# The task
Pull out every line below containing the word "this".

# Dataset content
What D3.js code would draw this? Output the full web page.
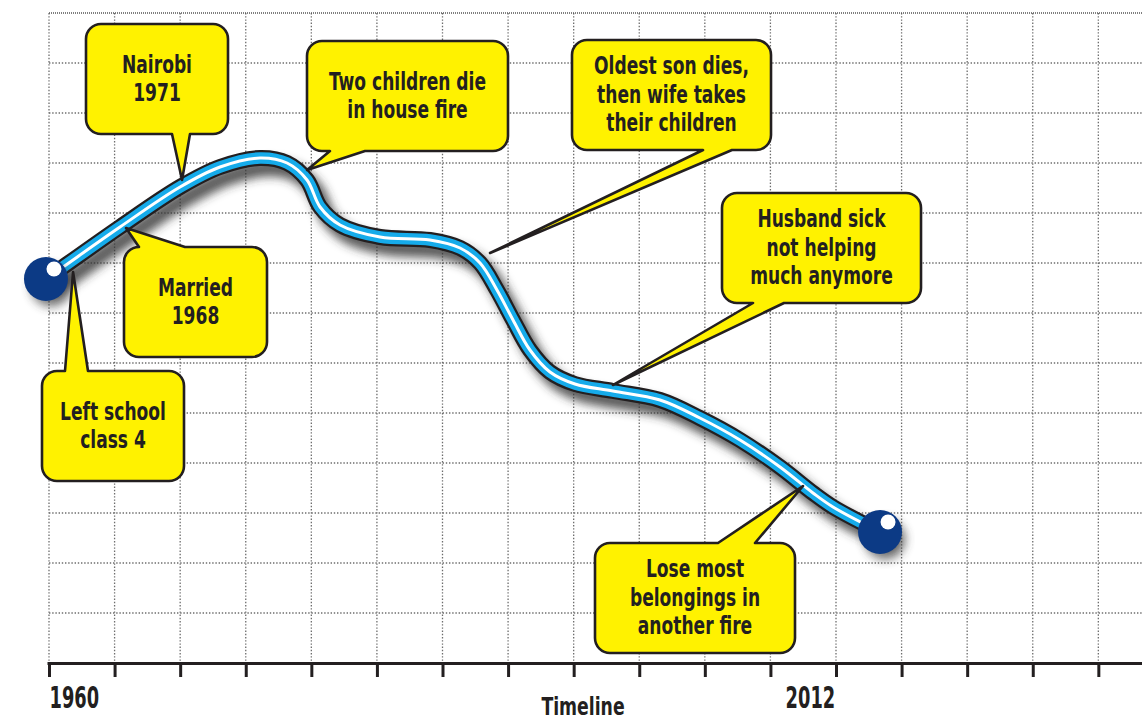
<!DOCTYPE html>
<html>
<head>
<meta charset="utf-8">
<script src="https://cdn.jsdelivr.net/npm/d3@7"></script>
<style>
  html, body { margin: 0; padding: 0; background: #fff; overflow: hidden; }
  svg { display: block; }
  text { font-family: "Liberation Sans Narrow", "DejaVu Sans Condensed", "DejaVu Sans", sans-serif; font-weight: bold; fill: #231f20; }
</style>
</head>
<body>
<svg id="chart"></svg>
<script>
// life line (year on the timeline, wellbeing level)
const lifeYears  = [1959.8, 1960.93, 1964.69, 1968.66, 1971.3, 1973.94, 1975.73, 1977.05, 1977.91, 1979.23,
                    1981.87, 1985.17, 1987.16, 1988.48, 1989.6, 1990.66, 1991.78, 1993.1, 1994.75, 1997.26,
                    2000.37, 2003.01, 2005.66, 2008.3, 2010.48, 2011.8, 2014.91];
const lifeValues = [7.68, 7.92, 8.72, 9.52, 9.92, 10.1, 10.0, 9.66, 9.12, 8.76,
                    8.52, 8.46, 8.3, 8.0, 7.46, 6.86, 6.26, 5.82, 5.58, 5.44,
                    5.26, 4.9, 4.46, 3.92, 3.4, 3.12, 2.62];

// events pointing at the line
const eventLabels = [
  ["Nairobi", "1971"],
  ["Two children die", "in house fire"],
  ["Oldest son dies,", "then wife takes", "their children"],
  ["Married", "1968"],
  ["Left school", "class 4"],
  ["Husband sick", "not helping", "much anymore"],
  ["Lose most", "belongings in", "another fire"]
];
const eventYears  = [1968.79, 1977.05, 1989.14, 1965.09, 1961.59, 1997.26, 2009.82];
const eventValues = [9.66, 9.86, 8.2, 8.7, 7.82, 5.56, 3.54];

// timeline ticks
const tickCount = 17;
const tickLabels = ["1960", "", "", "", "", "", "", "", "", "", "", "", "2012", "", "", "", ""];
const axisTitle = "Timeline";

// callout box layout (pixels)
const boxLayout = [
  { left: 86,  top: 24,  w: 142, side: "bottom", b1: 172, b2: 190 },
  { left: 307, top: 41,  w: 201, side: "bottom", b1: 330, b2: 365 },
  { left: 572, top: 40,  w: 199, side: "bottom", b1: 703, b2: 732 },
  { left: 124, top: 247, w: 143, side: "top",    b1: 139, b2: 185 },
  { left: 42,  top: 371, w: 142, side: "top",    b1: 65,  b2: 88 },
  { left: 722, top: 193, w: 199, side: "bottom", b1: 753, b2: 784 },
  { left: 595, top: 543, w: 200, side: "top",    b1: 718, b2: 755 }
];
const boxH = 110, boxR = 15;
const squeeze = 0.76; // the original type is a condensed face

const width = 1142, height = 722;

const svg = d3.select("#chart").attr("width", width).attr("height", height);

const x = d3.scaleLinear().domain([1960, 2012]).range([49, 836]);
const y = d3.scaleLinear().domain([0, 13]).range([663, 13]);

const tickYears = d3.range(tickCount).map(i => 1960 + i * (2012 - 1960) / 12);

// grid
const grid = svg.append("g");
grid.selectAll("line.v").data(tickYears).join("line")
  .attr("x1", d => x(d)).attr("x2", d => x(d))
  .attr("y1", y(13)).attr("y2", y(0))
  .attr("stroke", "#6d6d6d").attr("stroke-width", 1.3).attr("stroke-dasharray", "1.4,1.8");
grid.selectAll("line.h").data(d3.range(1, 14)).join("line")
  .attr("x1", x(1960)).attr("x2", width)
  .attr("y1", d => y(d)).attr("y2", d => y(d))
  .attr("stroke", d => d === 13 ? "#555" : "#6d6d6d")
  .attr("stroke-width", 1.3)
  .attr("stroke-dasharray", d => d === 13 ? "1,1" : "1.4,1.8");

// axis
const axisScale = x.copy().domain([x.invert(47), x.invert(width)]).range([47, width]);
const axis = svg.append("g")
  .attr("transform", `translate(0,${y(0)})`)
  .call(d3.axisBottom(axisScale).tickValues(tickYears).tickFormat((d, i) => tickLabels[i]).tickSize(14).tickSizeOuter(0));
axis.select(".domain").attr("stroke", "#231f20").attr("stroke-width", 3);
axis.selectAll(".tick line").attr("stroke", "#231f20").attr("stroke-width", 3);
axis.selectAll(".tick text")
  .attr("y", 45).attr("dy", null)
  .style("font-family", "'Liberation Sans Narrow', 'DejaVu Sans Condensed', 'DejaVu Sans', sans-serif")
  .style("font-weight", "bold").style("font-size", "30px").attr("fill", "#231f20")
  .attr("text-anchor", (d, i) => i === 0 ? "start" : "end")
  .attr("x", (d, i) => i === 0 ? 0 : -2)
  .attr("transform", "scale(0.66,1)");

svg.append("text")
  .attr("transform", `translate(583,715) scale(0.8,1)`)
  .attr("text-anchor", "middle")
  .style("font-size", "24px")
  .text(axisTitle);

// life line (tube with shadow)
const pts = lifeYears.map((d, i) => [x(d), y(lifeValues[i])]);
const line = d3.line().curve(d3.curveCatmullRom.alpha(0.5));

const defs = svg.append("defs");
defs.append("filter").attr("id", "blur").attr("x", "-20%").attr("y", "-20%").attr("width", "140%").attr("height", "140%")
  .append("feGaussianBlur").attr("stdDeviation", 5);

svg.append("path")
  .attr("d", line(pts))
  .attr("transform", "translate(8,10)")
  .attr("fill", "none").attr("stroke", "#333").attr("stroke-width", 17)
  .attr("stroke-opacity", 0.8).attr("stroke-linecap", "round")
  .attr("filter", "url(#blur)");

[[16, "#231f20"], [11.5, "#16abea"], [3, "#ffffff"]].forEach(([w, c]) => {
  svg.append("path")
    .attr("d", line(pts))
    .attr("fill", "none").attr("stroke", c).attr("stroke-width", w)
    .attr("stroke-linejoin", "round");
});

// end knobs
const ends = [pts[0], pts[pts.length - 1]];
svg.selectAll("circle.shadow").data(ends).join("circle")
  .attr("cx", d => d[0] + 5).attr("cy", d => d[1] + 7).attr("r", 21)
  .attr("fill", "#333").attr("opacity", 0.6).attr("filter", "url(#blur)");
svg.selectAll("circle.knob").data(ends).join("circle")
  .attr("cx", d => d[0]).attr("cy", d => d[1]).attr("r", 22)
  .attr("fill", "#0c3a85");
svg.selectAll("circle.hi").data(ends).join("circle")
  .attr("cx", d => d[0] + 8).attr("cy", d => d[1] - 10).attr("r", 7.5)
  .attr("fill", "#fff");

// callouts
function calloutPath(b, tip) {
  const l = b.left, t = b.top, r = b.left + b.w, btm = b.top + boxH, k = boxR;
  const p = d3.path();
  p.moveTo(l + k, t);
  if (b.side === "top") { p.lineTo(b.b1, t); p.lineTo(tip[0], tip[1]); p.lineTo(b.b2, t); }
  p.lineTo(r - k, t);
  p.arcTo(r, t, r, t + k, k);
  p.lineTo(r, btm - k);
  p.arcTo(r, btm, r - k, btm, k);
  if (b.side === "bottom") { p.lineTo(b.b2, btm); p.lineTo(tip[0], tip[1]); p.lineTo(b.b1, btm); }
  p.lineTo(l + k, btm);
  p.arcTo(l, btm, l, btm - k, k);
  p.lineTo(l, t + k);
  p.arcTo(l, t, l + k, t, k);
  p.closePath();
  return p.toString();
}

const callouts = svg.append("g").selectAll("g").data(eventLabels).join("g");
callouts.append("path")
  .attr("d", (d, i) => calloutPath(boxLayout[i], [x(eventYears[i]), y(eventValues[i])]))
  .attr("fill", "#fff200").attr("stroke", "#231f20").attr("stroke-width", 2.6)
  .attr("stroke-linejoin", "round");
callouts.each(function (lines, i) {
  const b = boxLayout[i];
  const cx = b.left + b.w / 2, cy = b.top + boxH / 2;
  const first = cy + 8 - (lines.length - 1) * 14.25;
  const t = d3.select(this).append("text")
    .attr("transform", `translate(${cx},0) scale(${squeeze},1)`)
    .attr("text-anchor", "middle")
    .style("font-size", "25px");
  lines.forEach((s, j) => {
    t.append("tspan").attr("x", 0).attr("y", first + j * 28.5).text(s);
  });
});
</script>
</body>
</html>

# In response
What D3.js code would draw this? Output the full web page.
  const t = d3.select(this).append("text")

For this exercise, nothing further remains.